### Exercise objective
Copy everything from the line with "Generate a web" down to the line with "10.12, 12.03, 12.62, 12.87, 12.45];", inclusive of both, exactly as written; leave out all pictures.

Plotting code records
[START]

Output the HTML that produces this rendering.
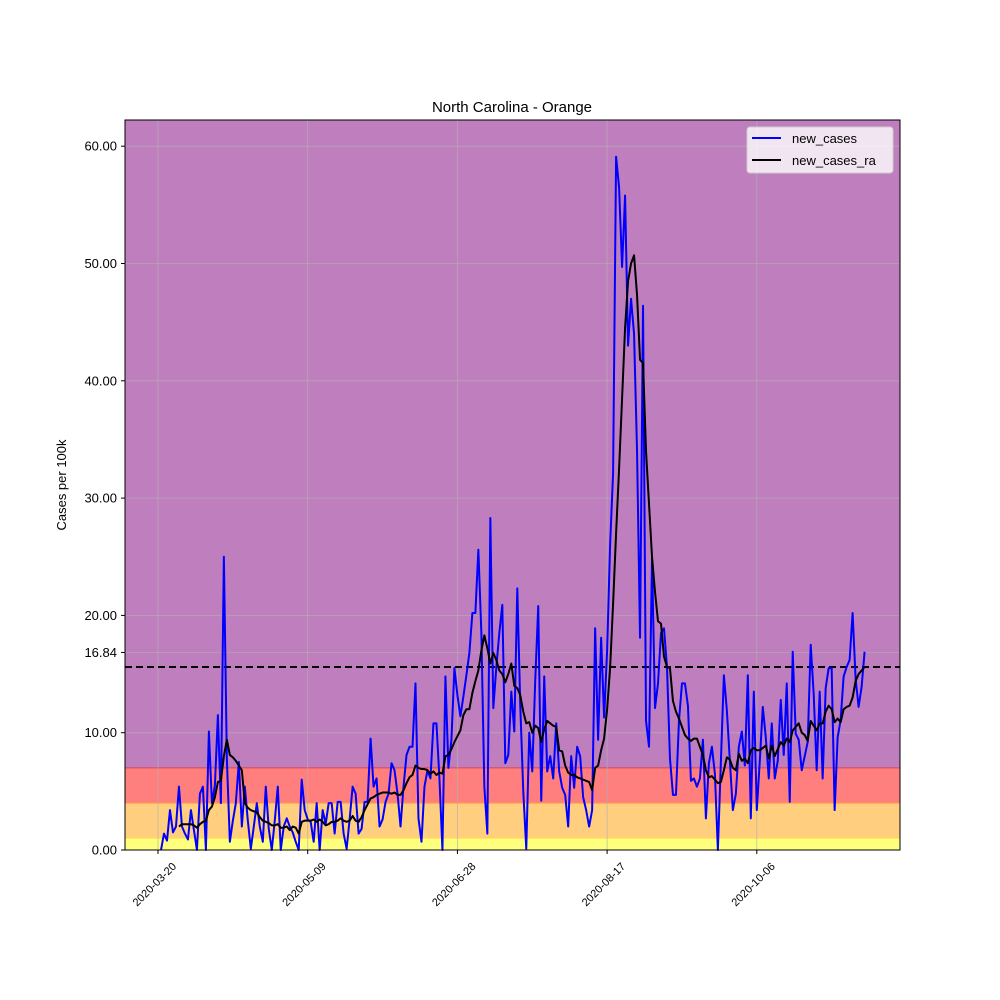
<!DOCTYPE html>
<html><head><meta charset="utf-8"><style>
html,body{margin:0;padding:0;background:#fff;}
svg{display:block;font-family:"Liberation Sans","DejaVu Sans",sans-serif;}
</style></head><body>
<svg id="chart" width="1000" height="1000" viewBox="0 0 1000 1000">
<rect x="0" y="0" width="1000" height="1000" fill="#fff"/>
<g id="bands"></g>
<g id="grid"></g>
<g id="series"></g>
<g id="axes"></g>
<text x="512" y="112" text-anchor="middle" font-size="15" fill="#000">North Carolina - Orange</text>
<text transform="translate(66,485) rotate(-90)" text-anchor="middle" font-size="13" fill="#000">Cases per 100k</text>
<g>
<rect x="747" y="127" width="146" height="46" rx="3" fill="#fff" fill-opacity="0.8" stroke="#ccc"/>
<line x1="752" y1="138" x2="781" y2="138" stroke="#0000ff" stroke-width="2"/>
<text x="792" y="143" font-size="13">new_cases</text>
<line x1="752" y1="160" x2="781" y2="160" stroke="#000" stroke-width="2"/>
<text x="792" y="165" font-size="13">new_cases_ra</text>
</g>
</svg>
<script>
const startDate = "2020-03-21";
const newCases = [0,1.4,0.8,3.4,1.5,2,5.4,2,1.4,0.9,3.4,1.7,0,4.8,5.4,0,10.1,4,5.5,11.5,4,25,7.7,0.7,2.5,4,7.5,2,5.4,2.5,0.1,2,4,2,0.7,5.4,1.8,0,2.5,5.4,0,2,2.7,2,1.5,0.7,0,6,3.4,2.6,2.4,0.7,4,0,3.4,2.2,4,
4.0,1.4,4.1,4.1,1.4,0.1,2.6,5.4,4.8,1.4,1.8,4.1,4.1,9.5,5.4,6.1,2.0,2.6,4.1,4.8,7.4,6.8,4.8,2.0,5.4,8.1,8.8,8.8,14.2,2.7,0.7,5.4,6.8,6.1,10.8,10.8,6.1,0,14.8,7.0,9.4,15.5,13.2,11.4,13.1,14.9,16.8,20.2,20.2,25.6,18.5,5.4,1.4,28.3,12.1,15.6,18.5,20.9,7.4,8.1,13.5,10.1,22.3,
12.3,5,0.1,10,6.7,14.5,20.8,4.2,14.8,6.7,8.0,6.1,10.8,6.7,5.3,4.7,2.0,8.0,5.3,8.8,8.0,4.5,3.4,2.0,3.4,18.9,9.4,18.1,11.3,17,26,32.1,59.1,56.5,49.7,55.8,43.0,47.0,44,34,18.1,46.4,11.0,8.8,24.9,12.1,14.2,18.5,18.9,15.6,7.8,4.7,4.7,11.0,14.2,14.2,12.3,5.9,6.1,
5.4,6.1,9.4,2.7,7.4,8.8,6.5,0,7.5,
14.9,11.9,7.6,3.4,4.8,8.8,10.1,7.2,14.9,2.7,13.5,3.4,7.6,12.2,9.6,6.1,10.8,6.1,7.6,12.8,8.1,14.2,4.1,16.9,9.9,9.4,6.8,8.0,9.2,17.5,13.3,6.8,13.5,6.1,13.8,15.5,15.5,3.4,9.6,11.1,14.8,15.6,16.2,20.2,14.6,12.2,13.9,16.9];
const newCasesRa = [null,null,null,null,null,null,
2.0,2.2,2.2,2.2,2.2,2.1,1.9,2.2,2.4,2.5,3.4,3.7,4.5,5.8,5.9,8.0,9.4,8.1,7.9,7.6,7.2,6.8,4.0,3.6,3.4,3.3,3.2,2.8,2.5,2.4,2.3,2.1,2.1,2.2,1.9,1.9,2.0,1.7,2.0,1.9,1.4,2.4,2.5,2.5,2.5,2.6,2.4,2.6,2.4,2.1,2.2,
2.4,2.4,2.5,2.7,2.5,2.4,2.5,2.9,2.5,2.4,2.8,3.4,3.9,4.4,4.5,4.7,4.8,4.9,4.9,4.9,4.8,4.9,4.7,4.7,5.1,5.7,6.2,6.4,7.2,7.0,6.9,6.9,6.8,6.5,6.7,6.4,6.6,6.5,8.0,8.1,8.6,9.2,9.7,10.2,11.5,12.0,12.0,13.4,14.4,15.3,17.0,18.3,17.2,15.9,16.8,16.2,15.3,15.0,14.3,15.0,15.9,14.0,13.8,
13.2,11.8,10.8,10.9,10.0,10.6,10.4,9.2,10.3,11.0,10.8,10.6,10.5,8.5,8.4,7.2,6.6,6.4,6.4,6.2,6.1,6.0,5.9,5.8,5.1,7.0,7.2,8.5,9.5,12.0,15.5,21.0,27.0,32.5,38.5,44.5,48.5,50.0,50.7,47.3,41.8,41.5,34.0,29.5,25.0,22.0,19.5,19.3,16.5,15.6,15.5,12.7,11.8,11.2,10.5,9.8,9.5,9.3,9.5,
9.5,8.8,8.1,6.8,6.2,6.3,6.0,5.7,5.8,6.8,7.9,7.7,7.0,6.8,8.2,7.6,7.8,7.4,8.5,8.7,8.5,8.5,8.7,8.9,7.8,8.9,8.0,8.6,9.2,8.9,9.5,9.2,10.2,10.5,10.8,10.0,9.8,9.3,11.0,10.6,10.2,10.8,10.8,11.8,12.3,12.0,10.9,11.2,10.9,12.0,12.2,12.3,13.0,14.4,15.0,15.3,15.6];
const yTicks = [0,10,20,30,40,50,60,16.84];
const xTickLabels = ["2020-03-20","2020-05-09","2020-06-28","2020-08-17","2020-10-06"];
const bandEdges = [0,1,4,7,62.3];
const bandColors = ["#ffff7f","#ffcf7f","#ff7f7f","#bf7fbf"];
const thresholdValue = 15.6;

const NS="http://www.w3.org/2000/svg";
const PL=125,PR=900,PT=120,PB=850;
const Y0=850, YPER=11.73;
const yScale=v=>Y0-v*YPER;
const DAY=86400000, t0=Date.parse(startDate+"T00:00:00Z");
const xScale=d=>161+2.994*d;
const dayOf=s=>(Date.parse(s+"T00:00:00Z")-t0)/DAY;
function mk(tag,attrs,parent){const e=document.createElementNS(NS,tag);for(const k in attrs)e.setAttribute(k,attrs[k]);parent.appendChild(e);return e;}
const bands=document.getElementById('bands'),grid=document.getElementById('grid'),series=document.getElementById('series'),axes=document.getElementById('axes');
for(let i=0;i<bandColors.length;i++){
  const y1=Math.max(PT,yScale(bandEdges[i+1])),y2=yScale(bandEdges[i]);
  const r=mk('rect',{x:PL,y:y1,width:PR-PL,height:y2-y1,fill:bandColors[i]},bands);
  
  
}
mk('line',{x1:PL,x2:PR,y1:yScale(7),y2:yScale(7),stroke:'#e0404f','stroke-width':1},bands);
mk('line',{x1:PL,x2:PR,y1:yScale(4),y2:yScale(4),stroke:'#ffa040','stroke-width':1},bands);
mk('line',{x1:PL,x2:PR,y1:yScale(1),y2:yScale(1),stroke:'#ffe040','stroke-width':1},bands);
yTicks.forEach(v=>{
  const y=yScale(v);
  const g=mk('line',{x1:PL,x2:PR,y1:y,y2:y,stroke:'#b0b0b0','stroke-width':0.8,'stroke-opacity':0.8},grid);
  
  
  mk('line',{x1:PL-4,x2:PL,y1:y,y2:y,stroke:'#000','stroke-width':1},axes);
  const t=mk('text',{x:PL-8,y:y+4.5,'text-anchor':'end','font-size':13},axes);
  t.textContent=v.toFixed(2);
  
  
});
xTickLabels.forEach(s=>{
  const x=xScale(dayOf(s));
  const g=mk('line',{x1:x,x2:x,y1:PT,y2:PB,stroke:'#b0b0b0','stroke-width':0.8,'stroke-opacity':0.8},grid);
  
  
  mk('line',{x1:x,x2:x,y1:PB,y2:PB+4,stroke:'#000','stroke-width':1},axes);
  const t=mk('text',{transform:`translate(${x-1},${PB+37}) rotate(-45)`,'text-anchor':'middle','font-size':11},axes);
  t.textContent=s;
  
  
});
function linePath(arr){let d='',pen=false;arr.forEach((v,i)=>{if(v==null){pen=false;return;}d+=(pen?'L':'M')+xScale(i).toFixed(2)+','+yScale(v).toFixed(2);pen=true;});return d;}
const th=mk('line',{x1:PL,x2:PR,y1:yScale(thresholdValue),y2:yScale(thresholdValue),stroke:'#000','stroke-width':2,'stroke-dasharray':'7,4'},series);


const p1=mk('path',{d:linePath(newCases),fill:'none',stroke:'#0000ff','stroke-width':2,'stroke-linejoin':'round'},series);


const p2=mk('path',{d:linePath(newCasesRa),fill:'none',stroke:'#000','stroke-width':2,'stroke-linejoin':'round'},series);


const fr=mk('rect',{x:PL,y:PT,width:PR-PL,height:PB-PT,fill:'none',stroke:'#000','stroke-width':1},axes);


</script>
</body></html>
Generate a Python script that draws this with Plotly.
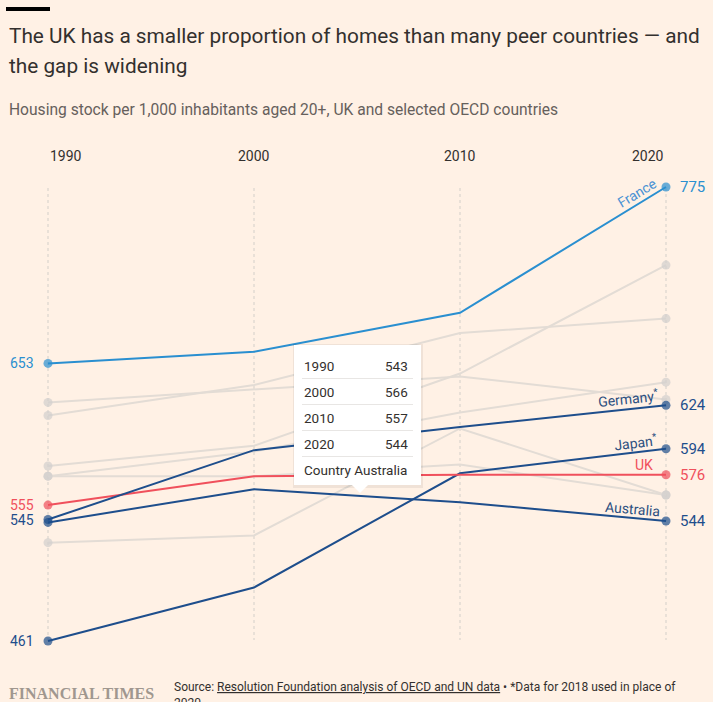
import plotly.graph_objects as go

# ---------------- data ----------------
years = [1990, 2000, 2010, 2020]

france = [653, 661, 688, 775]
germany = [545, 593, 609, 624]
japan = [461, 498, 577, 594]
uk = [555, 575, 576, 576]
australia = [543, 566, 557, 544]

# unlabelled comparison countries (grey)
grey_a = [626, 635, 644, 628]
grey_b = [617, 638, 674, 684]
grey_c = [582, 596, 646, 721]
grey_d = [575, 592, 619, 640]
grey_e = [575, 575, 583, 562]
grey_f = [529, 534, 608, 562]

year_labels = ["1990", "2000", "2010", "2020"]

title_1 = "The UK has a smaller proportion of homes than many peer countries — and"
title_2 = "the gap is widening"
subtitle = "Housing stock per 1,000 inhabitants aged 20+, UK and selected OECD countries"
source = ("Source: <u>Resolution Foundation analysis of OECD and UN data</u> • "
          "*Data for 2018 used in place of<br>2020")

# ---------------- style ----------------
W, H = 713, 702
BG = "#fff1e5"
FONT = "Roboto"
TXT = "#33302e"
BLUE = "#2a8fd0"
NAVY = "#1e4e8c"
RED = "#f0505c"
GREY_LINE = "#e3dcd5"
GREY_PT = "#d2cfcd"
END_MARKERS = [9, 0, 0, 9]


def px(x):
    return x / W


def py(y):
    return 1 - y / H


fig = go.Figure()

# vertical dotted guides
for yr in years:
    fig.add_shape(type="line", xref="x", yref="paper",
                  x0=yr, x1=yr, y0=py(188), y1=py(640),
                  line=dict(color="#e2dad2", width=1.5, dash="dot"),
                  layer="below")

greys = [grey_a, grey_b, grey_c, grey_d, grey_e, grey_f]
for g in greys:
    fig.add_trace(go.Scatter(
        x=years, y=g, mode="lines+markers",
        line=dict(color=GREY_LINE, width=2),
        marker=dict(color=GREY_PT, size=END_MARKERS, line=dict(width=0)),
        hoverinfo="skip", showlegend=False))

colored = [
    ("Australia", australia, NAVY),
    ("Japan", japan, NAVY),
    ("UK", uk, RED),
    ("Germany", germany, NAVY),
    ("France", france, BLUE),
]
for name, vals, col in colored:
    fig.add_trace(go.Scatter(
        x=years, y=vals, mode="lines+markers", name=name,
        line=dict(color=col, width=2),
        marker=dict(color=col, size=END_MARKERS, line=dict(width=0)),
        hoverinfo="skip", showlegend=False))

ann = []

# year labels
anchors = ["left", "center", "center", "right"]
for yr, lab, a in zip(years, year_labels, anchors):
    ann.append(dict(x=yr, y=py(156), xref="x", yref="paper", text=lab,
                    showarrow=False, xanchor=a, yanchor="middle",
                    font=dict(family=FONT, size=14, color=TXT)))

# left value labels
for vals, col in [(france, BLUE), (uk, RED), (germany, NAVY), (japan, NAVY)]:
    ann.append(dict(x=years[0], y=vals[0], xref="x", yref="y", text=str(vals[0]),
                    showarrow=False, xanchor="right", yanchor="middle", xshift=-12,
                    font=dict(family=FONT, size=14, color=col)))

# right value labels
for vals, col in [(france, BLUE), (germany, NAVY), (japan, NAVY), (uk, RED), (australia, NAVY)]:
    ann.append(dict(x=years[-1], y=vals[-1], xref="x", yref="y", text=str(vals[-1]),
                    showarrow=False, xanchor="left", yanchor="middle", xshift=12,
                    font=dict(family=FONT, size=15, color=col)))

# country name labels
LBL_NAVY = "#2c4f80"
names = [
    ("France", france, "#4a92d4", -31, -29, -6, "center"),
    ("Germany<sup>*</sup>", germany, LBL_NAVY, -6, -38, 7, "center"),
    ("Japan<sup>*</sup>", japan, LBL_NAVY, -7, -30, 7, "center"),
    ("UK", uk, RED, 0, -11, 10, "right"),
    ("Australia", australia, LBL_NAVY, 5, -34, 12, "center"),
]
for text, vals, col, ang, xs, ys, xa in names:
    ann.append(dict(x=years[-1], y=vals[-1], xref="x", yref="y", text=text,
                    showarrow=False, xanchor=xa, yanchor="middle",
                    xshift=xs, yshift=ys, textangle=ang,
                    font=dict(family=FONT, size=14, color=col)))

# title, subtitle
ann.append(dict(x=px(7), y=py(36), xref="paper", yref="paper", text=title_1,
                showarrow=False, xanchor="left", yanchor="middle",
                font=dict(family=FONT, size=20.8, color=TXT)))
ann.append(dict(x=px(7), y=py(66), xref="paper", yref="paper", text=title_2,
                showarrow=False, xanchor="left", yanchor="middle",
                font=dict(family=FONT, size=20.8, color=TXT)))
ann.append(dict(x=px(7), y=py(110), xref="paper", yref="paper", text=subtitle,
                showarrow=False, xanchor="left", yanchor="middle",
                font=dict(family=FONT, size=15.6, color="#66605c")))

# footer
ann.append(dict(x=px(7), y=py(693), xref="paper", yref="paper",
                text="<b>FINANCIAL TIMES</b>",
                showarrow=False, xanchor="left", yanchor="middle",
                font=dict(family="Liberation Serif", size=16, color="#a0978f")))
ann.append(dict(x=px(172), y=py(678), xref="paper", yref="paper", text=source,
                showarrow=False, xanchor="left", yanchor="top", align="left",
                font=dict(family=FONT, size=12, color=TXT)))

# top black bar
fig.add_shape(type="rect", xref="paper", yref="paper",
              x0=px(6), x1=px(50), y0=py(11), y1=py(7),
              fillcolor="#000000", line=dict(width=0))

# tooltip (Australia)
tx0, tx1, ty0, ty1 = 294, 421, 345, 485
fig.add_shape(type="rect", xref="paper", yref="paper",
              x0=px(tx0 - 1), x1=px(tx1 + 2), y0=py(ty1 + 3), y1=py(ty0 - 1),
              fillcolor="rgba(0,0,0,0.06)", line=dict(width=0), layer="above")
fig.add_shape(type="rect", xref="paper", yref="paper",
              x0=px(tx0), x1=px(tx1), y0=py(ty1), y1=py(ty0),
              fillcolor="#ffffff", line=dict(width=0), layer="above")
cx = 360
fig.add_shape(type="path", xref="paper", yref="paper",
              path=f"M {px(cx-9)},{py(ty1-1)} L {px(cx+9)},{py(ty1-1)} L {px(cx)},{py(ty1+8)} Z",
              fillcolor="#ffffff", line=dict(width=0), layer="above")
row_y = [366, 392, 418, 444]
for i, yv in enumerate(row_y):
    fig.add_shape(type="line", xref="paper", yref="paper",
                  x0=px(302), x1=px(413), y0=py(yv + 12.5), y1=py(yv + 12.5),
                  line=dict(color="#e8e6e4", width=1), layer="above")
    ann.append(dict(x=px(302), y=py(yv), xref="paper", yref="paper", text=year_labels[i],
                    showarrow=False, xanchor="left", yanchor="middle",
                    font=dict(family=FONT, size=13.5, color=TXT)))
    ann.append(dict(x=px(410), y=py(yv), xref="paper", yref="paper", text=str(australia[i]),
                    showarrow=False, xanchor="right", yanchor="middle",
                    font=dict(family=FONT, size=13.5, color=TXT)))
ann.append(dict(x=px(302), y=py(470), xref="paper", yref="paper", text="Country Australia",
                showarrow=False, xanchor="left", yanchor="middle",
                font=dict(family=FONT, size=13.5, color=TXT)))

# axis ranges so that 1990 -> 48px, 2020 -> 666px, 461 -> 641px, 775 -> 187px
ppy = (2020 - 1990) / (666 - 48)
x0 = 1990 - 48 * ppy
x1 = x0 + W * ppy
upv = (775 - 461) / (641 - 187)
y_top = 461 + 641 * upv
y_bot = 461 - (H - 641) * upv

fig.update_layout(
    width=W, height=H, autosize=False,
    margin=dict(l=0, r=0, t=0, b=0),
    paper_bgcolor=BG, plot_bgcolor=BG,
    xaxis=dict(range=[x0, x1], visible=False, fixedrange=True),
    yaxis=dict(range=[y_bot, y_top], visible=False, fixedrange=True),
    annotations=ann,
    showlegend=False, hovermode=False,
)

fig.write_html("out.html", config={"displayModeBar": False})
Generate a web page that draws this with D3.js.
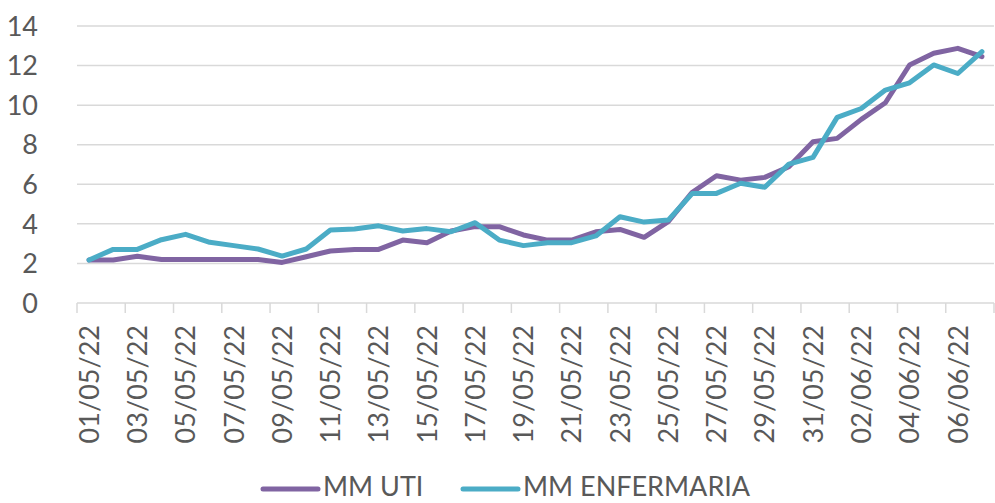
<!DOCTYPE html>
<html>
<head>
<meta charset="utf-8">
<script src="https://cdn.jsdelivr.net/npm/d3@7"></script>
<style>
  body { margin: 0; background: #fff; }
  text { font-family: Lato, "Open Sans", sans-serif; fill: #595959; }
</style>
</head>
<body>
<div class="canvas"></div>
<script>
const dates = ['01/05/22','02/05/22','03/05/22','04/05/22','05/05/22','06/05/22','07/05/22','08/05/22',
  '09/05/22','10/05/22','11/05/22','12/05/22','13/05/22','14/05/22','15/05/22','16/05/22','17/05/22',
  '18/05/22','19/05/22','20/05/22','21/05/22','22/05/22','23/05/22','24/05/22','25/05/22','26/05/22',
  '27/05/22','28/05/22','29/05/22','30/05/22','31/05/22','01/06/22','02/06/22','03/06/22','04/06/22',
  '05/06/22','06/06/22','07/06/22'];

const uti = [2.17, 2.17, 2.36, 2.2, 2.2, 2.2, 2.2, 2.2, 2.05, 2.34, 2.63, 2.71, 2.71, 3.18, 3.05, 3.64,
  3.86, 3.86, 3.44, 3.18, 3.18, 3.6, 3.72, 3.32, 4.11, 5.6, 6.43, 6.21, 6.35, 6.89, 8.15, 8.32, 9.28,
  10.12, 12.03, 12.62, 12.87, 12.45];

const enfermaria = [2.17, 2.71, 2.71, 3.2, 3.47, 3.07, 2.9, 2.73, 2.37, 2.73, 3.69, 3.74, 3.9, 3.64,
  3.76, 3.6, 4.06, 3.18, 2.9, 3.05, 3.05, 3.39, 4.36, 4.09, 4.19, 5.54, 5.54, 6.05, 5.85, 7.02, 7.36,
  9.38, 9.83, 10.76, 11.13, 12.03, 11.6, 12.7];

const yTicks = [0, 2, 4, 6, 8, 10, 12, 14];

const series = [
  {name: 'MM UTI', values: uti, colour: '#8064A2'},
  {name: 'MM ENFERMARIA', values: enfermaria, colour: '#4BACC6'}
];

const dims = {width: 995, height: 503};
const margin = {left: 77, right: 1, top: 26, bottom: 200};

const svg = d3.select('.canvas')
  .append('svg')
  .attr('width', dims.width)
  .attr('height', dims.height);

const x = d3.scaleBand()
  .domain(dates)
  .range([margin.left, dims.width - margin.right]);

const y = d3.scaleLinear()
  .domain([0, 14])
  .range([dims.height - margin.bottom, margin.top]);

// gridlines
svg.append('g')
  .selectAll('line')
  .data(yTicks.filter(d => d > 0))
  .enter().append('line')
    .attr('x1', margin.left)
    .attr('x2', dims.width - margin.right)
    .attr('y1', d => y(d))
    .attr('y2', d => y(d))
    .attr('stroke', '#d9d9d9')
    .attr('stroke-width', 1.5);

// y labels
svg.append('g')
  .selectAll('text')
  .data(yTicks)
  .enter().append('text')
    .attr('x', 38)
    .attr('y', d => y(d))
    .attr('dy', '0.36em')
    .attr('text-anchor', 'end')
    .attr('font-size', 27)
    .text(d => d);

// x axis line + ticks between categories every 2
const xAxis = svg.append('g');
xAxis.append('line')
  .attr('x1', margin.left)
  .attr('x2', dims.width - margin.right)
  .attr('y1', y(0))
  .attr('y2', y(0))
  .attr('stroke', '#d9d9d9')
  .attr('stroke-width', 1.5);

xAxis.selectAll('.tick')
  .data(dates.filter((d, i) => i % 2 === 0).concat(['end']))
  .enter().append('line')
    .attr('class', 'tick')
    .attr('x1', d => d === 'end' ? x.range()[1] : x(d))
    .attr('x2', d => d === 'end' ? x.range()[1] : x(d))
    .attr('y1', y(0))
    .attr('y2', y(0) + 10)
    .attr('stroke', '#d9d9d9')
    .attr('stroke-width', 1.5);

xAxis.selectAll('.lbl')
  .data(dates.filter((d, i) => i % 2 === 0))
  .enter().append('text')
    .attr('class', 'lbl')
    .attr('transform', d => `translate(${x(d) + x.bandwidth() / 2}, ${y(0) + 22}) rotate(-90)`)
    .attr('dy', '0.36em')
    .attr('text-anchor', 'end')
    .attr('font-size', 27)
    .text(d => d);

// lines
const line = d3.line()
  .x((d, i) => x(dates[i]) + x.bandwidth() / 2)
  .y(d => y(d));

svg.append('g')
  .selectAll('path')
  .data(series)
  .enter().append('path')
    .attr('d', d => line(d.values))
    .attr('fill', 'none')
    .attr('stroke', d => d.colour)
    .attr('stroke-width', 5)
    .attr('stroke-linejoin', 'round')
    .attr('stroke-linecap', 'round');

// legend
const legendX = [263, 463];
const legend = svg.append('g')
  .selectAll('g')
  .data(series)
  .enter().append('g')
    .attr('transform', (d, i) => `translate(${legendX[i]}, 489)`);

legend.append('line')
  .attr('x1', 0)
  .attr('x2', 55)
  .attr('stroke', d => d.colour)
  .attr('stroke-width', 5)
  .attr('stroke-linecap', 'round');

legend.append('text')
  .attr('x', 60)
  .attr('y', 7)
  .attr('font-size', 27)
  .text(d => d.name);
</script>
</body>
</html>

[END]

### Answer
Generate a web page that draws this with D3.js.
<!DOCTYPE html>
<html>
<head>
<meta charset="utf-8">
<script src="https://cdn.jsdelivr.net/npm/d3@7"></script>
<style>
  body { margin: 0; background: #fff; }
  text { font-family: Lato, "Open Sans", sans-serif; fill: #595959; }
</style>
</head>
<body>
<div class="canvas"></div>
<script>
const dates = ['01/05/22','02/05/22','03/05/22','04/05/22','05/05/22','06/05/22','07/05/22','08/05/22',
  '09/05/22','10/05/22','11/05/22','12/05/22','13/05/22','14/05/22','15/05/22','16/05/22','17/05/22',
  '18/05/22','19/05/22','20/05/22','21/05/22','22/05/22','23/05/22','24/05/22','25/05/22','26/05/22',
  '27/05/22','28/05/22','29/05/22','30/05/22','31/05/22','01/06/22','02/06/22','03/06/22','04/06/22',
  '05/06/22','06/06/22','07/06/22'];

const uti = [2.17, 2.17, 2.36, 2.2, 2.2, 2.2, 2.2, 2.2, 2.05, 2.34, 2.63, 2.71, 2.71, 3.18, 3.05, 3.64,
  3.86, 3.86, 3.44, 3.18, 3.18, 3.6, 3.72, 3.32, 4.11, 5.6, 6.43, 6.21, 6.35, 6.89, 8.15, 8.32, 9.28,
  10.12, 12.03, 12.62, 12.87, 12.45];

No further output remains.